Weeks later, Mr. Trump ordered the State Department to issue visa sanctions against any country that refused to accept an immigrant the administration wanted to deport.
Since taking office, Mr. Trump has carried out some consequential immigration policies. In January, the president expanded his travel restrictions to 13 countries, virtually blocking immigration from Africa’s most populous nation, Nigeria.
That same month, the Supreme Court allowed the administration to move forward with a wealth test that would deny green cards to immigrants who are thought to be likely to make even occasional and minor use of public benefits like Medicaid, food stamps and housing vouchers. Many advocates have said the so-called public charge rule has discouraged immigrants from seeking medical assistance at a time when the administration’s top health officials are encouraging Americans to be vigilant for symptoms of the virus.

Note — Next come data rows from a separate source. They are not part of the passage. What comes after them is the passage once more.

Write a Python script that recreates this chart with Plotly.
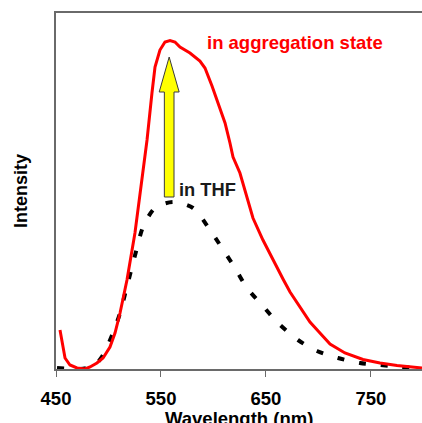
import plotly.graph_objects as go

# Red curve: in aggregation state
agg_wl = [453.8, 455.7, 458.6, 463.3, 470.0, 477.6, 482.4, 489.0, 494.8, 501.4,
          506.2, 511.0, 517.6, 525.2, 531.0, 536.7, 541.4, 544.3, 549.0, 553.8,
          558.6, 563.3, 568.1, 577.6, 587.1, 591.9, 598.6, 605.2, 611.0, 615.7,
          618.6, 625.2, 631.9, 637.6, 647.1, 656.7, 666.2, 672.9, 682.4, 691.9,
          701.4, 711.0, 725.2, 742.4, 758.6, 774.8, 798.6]
agg_int = [39, 26, 11, 4, 1, 0, 2, 6, 11, 22,
           36, 56, 89, 136, 182, 229, 276, 302, 319, 327,
           328.5, 327, 322, 316, 308, 301, 283, 263, 246, 226,
           212, 196, 172, 151, 129, 109, 90, 77, 62, 47,
           36, 25, 16, 9.5, 6, 3.5, 1]

# Black dashed curve: in THF
thf_wl = [450.95, 472.9, 482.4, 489.0, 494.8, 504.3, 511.0, 516.7, 522.4, 527.1,
          532.9, 544.3, 561.4, 580.5, 594.8, 608.1, 620.5, 631.9, 646.2, 661.4,
          680.5, 698.6, 718.6, 739.5, 758.6, 777.6, 793.8]
thf_int = [1, 0, 2, 6, 14, 36, 56, 79, 102, 121,
           142, 161, 167, 161, 142, 121, 101, 81, 64, 46,
           29, 18, 11, 6, 4, 2, 1]

x_ticks = [450, 550, 650, 750]
x_tick_labels = ["450", "550", "650", "750"]

# Block arrow (data units)
arrow_center = 557.8
arrow_bottom = 172
arrow_head_base = 277
arrow_tip = 312
arrow_shaft_half = 4.6
arrow_head_half = 9.5

ax = [arrow_center - arrow_shaft_half, arrow_center - arrow_shaft_half,
      arrow_center - arrow_head_half, arrow_center,
      arrow_center + arrow_head_half, arrow_center + arrow_shaft_half,
      arrow_center + arrow_shaft_half, arrow_center - arrow_shaft_half]
ay = [arrow_bottom, arrow_head_base, arrow_head_base, arrow_tip,
      arrow_head_base, arrow_head_base, arrow_bottom, arrow_bottom]

FONT = "Liberation Sans, Arial, sans-serif"
AXC = "#6a6a6a"

fig = go.Figure()
fig.add_trace(go.Scatter(x=thf_wl, y=thf_int, mode="lines",
                         line=dict(color="black", width=4, dash="7px,15px", shape="spline", smoothing=0.8),
                         showlegend=False, hoverinfo="skip"))
fig.add_trace(go.Scatter(x=agg_wl, y=agg_int, mode="lines",
                         line=dict(color="#ff0000", width=3),
                         showlegend=False, hoverinfo="skip"))
fig.add_trace(go.Scatter(x=ax, y=ay, mode="lines", fill="toself",
                         fillcolor="#ffff00", line=dict(color="#3a3a3a", width=1),
                         showlegend=False, hoverinfo="skip"))

fig.add_annotation(x=592.0, y=327, xref="x", yref="y", text="in aggregation state",
                   showarrow=False, xanchor="left", yanchor="middle",
                   font=dict(family=FONT, size=18.5, color="#ff0000", weight="bold"))
fig.add_annotation(x=565.5, y=180, xref="x", yref="y", text="in THF",
                   showarrow=False, xanchor="left", yanchor="middle",
                   font=dict(family=FONT, size=18.3, color="#1a1a1a", weight="bold"))
# x-axis title placed below the tick labels (partly cut by the bottom edge, as in the original)
fig.add_annotation(x=0.5, y=-0.138, xref="paper", yref="paper", text="Wavelength (nm)",
                   showarrow=False, xanchor="center", yanchor="middle",
                   font=dict(family=FONT, size=18.5, color="black", weight="bold"))

fig.update_layout(
    width=422, height=423,
    margin=dict(l=56, r=0, t=13, b=54, autoexpand=False),
    paper_bgcolor="white", plot_bgcolor="white",
    xaxis=dict(range=[450, 798.6], tickvals=x_ticks, ticktext=x_tick_labels,
               automargin=False,
               showgrid=False, zeroline=False, showline=True, linecolor=AXC, linewidth=2,
               mirror=True, ticks="outside", ticklen=6, tickcolor=AXC, tickwidth=1,
               ticklabelstandoff=6,
               tickfont=dict(family=FONT, size=18.5, color="black", weight="bold")),
    yaxis=dict(range=[0, 356], showgrid=False, zeroline=False, showline=True,
               automargin=False,
               linecolor=AXC, linewidth=2, showticklabels=False, ticks="",
               title=dict(text="Intensity", standoff=22,
                          font=dict(family=FONT, size=18, color="black", weight="bold"))),
)

fig.write_html("out.html", config={"displayModeBar": False},
               post_script="document.body.style.margin='0';document.body.style.overflow='hidden';")
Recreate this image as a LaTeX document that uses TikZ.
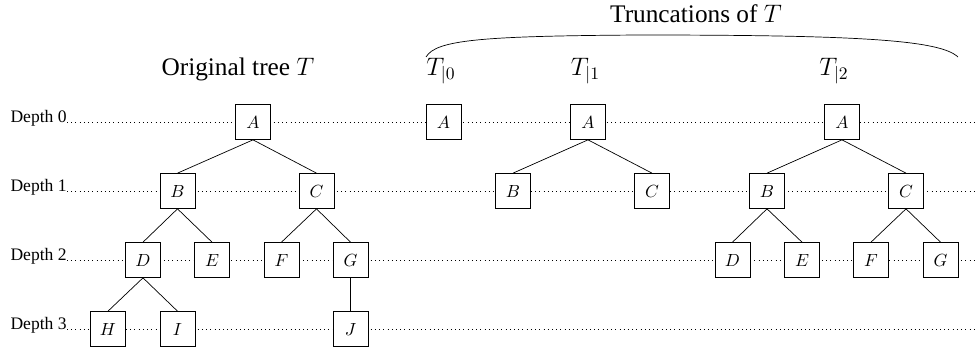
\documentclass[tikz,border=0pt]{standalone}
\usepackage{amsmath}
\usepackage{fontspec}
\setmainfont{Liberation Serif}
\usepackage{tikz}

\tikzstyle{sommet}=[draw, fill=white, minimum size=0.7cm, inner sep=0pt]
\tikzstyle{profondeur}=[anchor=base east, inner sep=0pt]
\tikzstyle{titre}=[anchor=base, inner sep=0pt, font=\Large]

\begin{document}
\begin{tikzpicture}
	\useasboundingbox (0,0) rectangle (19.52,-7.04);

% NIVEAUX

	\node[profondeur] (d0) at (1.34,-2.44) {Depth 0};
	\node[profondeur] (d1) at (1.34,-3.82) {Depth 1};
	\node[profondeur] (d2) at (1.34,-5.20) {Depth 2};
	\node[profondeur] (d3) at (1.34,-6.58) {Depth 3};

	\coordinate (f0) at (19.50,-2.44);
	\coordinate (f1) at (19.50,-3.82);
	\coordinate (f2) at (19.50,-5.20);
	\coordinate (f3) at (19.50,-6.58);

	\draw[dotted] (d0.base east) -- (f0);
	\draw[dotted] (d1.base east) -- (f1);
	\draw[dotted] (d2.base east) -- (f2);
	\draw[dotted] (d3.base east) -- (f3);

% ARBRE

	\node[titre] (orig) at (4.76,-1.50) {Original tree $T$};

	\node[sommet] (a) at (5.06,-2.44) {$A$};
	\node[sommet] (b) at (3.55,-3.82) {$B$};
	\node[sommet] (c) at (6.33,-3.82) {$C$};
	\node[sommet] (d) at (2.86,-5.20) {$D$};
	\node[sommet] (e) at (4.24,-5.20) {$E$};
	\node[sommet] (f) at (5.63,-5.20) {$F$};
	\node[sommet] (g) at (7.01,-5.20) {$G$};
	\node[sommet] (h) at (2.16,-6.58) {$H$};
	\node[sommet] (i) at (3.55,-6.58) {$I$};
	\node[sommet] (j) at (7.01,-6.58) {$J$};

	\draw (a.south) -- (b.north);
	\draw (a.south) -- (c.north);
	\draw (b.south) -- (d.north);
	\draw (b.south) -- (e.north);
	\draw (c.south) -- (f.north);
	\draw (c.south) -- (g.north);
	\draw (d.south) -- (h.north);
	\draw (d.south) -- (i.north);
	\draw (g.south) -- (j.north);

% TRONCATURES

	% accolade
	\draw (8.52,-1.14) .. controls (8.72,-0.80) and (9.60,-0.72) ..
		(12.80,-0.70) .. controls (17.20,-0.70) and (18.80,-0.80) ..
		(19.16,-1.14);

	\node[titre] (tronc) at (13.92,-0.454) {Truncations of $T$};

	% profondeur 0
	\node[titre] (t0) at (8.82,-1.50) {$T_{|0}$};
	\node[sommet] (a0) at (8.87,-2.44) {$A$};

	% profondeur 1
	\node[titre] (t1) at (11.71,-1.50) {$T_{|1}$};
	\node[sommet] (a1) at (11.76,-2.44) {$A$};
	\node[sommet] (b1) at (10.26,-3.82) {$B$};
	\node[sommet] (c1) at (13.04,-3.82) {$C$};

	\draw (a1.south) -- (b1.north);
	\draw (a1.south) -- (c1.north);

	% profondeur 2
	\node[titre] (t2) at (16.68,-1.50) {$T_{|2}$};
	\node[sommet] (a2) at (16.84,-2.44) {$A$};
	\node[sommet] (b2) at (15.34,-3.82) {$B$};
	\node[sommet] (c2) at (18.12,-3.82) {$C$};
	\node[sommet] (d2) at (14.65,-5.20) {$D$};
	\node[sommet] (e2) at (16.04,-5.20) {$E$};
	\node[sommet] (f2) at (17.42,-5.20) {$F$};
	\node[sommet] (g2) at (18.81,-5.20) {$G$};

	\draw (a2.south) -- (b2.north);
	\draw (a2.south) -- (c2.north);
	\draw (b2.south) -- (d2.north);
	\draw (b2.south) -- (e2.north);
	\draw (c2.south) -- (f2.north);
	\draw (c2.south) -- (g2.north);

\end{tikzpicture}
\end{document}
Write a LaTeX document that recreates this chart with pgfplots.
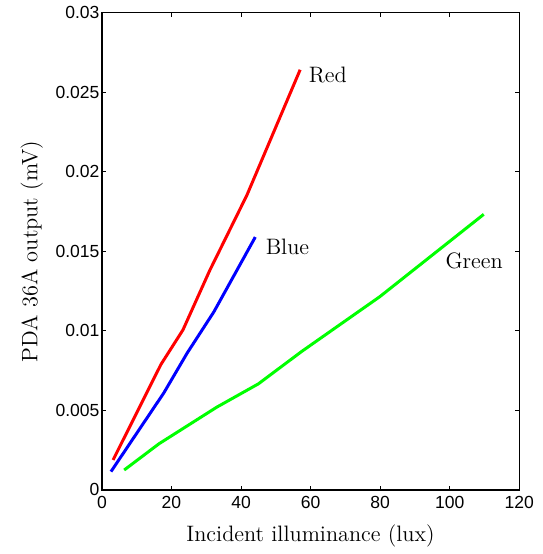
\documentclass[border=0pt]{standalone}
\usepackage{pgfplots}
\pgfplotsset{compat=1.18}
\usepackage{fontspec}
\newfontfamily\arialfont{Liberation Sans}
\definecolor{mred}{RGB}{255,0,0}
\definecolor{mblue}{RGB}{0,0,255}
\definecolor{mgreen}{RGB}{0,255,0}
\begin{document}
\begin{tikzpicture}
\begin{axis}[
  scale only axis,
  width=209.5pt, height=239.5pt,
  xmin=0, xmax=120, ymin=0, ymax=0.03,
  scaled y ticks=false, scaled x ticks=false,
  xtick={0,20,40,60,80,100,120},
  ytick={0,0.005,0.01,0.015,0.02,0.025,0.03},
  yticklabels={0,0.005,0.01,0.015,0.02,0.025,0.03},
  /pgf/number format/assume math mode=true,
  tick label style={font=\arialfont\fontsize{8.8}{10}\selectfont},
  yticklabel style={xshift=2.3pt},
  xticklabel style={yshift=0.5pt},
  tick align=inside, tick pos=both,
  major tick length=2pt,
  axis line style={line width=0.6pt},
  every tick/.style={black, line width=0.5pt},
  xlabel={Incident illuminance (lux)},
  ylabel={PDA 36A output (mV)},
  label style={font=\fontsize{11.2}{13}\selectfont},
  xlabel style={yshift=-1.5pt},
  ylabel style={yshift=-0.5pt},
  clip=false,
]
\addplot[mred, line width=1.5pt] coordinates {
(3.2,0.00188) (17,0.0079) (23.3,0.01006) (31,0.0138) (41.7,0.01854) (57,0.02642)};
\addplot[mblue, line width=1.5pt] coordinates {
(2.6,0.00115) (17.8,0.0061) (24.5,0.0086) (32.2,0.0112) (44.1,0.0159)};
\addplot[mgreen, line width=1.5pt] coordinates {
(6.4,0.00125) (16.4,0.0029) (33,0.0052) (45,0.00667) (57.4,0.0087) (79.9,0.01215) (109.8,0.01733)};
\node[anchor=west, font=\fontsize{11.2}{13}\selectfont, inner sep=0pt] at (axis cs:59.4,0.0261) {Red};
\node[anchor=west, font=\fontsize{11.2}{13}\selectfont, inner sep=0pt] at (axis cs:47,0.0153) {Blue};
\node[anchor=west, font=\fontsize{11.2}{13}\selectfont, inner sep=0pt] at (axis cs:98.7,0.01438) {Green};
\end{axis}
\path ([xshift=-7pt]current bounding box.west) ([xshift=1pt]current bounding box.east) ([yshift=0.5pt]current bounding box.south);
\end{tikzpicture}
\end{document}
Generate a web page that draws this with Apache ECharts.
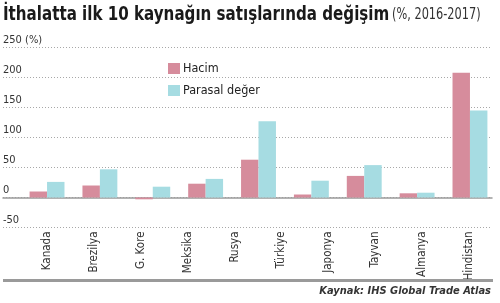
<!DOCTYPE html>
<html>
<head>
<meta charset="utf-8">
<script src="https://cdn.jsdelivr.net/npm/echarts@6/dist/echarts.min.js"></script>
<style>
html, body { margin: 0; padding: 0; background: #fff; }
#chart { width: 500px; height: 303px; }
</style>
</head>
<body>
<div id="chart"></div>
<script>
// eksen etiketleri (10 ulke)
var countries = ['Kanada', 'Brezilya', 'G. Kore', 'Meksika', 'Rusya', 'Türkiye', 'Japonya', 'Tayvan', 'Almanya', 'Hindistan'];
// grafikte 9 cubuk grubu var (orijinal gorselde oldugu gibi)
var groups = ['Kanada', 'Brezilya', 'G. Kore', 'Meksika', 'Rusya', 'Japonya', 'Tayvan', 'Almanya', 'Hindistan'];
var hacim = [10, 20, -3, 23, 63, 5, 36, 7, 208];
var parasal = [26, 47, 18, 31, 127, 28, 54, 8, 145];
var yTicks = [-50, 0, 50, 100, 150, 200, 250];

var fontMain = '"DejaVu Sans Condensed", "Open Sans", sans-serif';
var pink = '#d68c9c';
var cyan = '#a6dce2';
var yMin = yTicks[0], yMax = yTicks[yTicks.length - 1], yStep = yTicks[1] - yTicks[0];

var myChart = echarts.init(document.getElementById('chart'));
var option = {
	animation: false,
	textStyle: { fontFamily: fontMain },
	legend: {
		orient: 'vertical',
		left: 168,
		top: 62,
		padding: 0,
		itemWidth: 12,
		itemHeight: 11,
		itemGap: 9,
		icon: 'rect',
		textStyle: { fontSize: 12.5, color: '#222', fontFamily: fontMain, padding: [0, 0, 0, -2] },
		data: ['Hacim', 'Parasal değer']
	},
	grid: [
		{ left: 3, right: 8, top: 47.5, bottom: 75.5 },
		{ left: 20.6, right: 3.6, top: 47.5, bottom: 75.5 },
		{ left: 23.5, right: 7.5, top: 47.5, bottom: 75.5 }
	],
	xAxis: [
		{
			gridIndex: 0, type: 'value', min: 0, max: 1,
			axisLine: { show: true, onZero: true, lineStyle: { color: '#9a9a9a', width: 1.5 } },
			axisTick: { show: false }, axisLabel: { show: false }, splitLine: { show: false }
		},
		{
			gridIndex: 1, type: 'category', data: groups,
			axisLine: { show: false }, axisTick: { show: false }, axisLabel: { show: false }
		},
		{
			gridIndex: 2, type: 'category', data: countries, position: 'bottom',
			axisLine: { show: false }, axisTick: { show: false },
			axisLabel: { rotate: 90, margin: 4, fontSize: 11.5, color: '#333', fontFamily: fontMain, interval: 0 }
		}
	],
	yAxis: [
		{
			gridIndex: 0, type: 'value', min: yMin, max: yMax, interval: yStep,
			axisLine: { show: false }, axisTick: { show: false },
			axisLabel: {
				inside: true, margin: 0, fontSize: 11, color: '#333', fontFamily: fontMain,
				verticalAlign: 'bottom', lineHeight: 15,
				formatter: function(v) { return v === yMax ? v + ' (%)' : String(v); }
			},
			splitLine: { show: true, lineStyle: { color: '#a8a8a8', type: [1, 2], width: 1 } }
		},
		{
			gridIndex: 1, type: 'value', min: yMin, max: yMax, interval: yStep,
			axisLine: { show: false }, axisTick: { show: false }, axisLabel: { show: false }, splitLine: { show: false }
		},
		{
			gridIndex: 2, type: 'value', min: yMin, max: yMax, interval: yStep,
			axisLine: { show: false }, axisTick: { show: false }, axisLabel: { show: false }, splitLine: { show: false }
		}
	],
	series: [
		{
			name: 'Hacim', type: 'bar', xAxisIndex: 1, yAxisIndex: 1,
			data: hacim, barGap: '0%', barCategoryGap: '34%',
			itemStyle: { color: pink }, z: 3
		},
		{
			name: 'Parasal değer', type: 'bar', xAxisIndex: 1, yAxisIndex: 1,
			data: parasal, barGap: '0%', barCategoryGap: '34%',
			itemStyle: { color: cyan }, z: 3
		}
	],
	graphic: [
		{
			// baslik: dar (condensed) gorunum icin yatayda biraz sikistirildi
			type: 'text', x: 3, y: 5, scaleX: 0.84, z: 10,
			style: {
				text: '{a|İthalatta ilk 10 kaynağın satışlarında değişim} {b|(%, 2016-2017)}',
				rich: {
					a: { fontSize: 20, fontWeight: 'bold', fill: '#1a1a1a', fontFamily: fontMain },
					b: { fontSize: 15, fill: '#333', fontFamily: fontMain }
				}
			}
		},
		{
			type: 'rect', left: 3, top: 279, z: 10,
			shape: { width: 490, height: 3 },
			style: { fill: '#9a9a9a' }
		},
		{
			type: 'text', right: 9, top: 286, z: 10,
			style: {
				text: 'Kaynak: IHS Global Trade Atlas',
				font: 'italic bold 11px ' + fontMain,
				fill: '#333'
			}
		}
	]
};
myChart.setOption(option);
</script>
</body>
</html>
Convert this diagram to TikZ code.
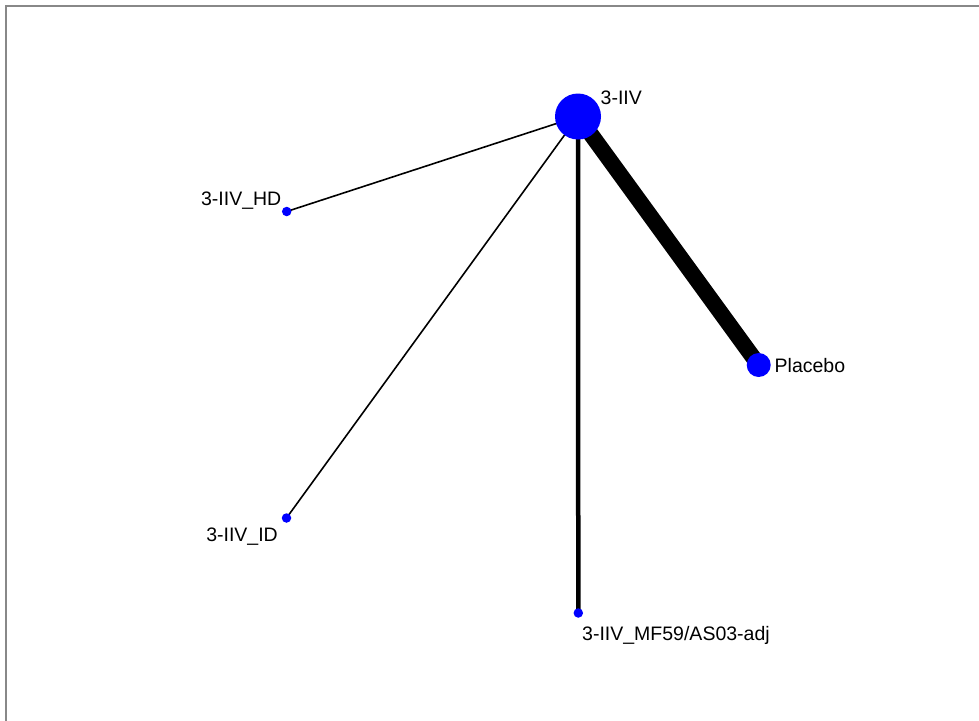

Franita Tolson, who studies constitutional and election law at the University of Southern California, said in an interview that Mr. Trump’s latest tweet continues a well-worn pattern of issuing broad mandates against immigrants, often as a base-pleasing political cudgel, only to later rework the orders under mounting legal pressure.
Legally, she said, the administration has a habit of working in reverse: issuing sweeping initiatives, and vetting them afterward.
“He tweets out a broad tweet without details, and the administration tailors it to figure out what might pass judicial review,” Ms. Tolson said. She added that Mr. Trump’s latest attempt to issue a restrictive order was sure to meet legal challenges. “Given our infection rate and the lack of testing, he’s taking advantage of a national crisis.”
Reached Monday evening, multiple White House officials did not offer information on Mr. Trump’s plans beyond his tweet.
Emily Cochrane contributed reporting from Washington, and Maggie Haberman and Caitlin Dickerson from New York.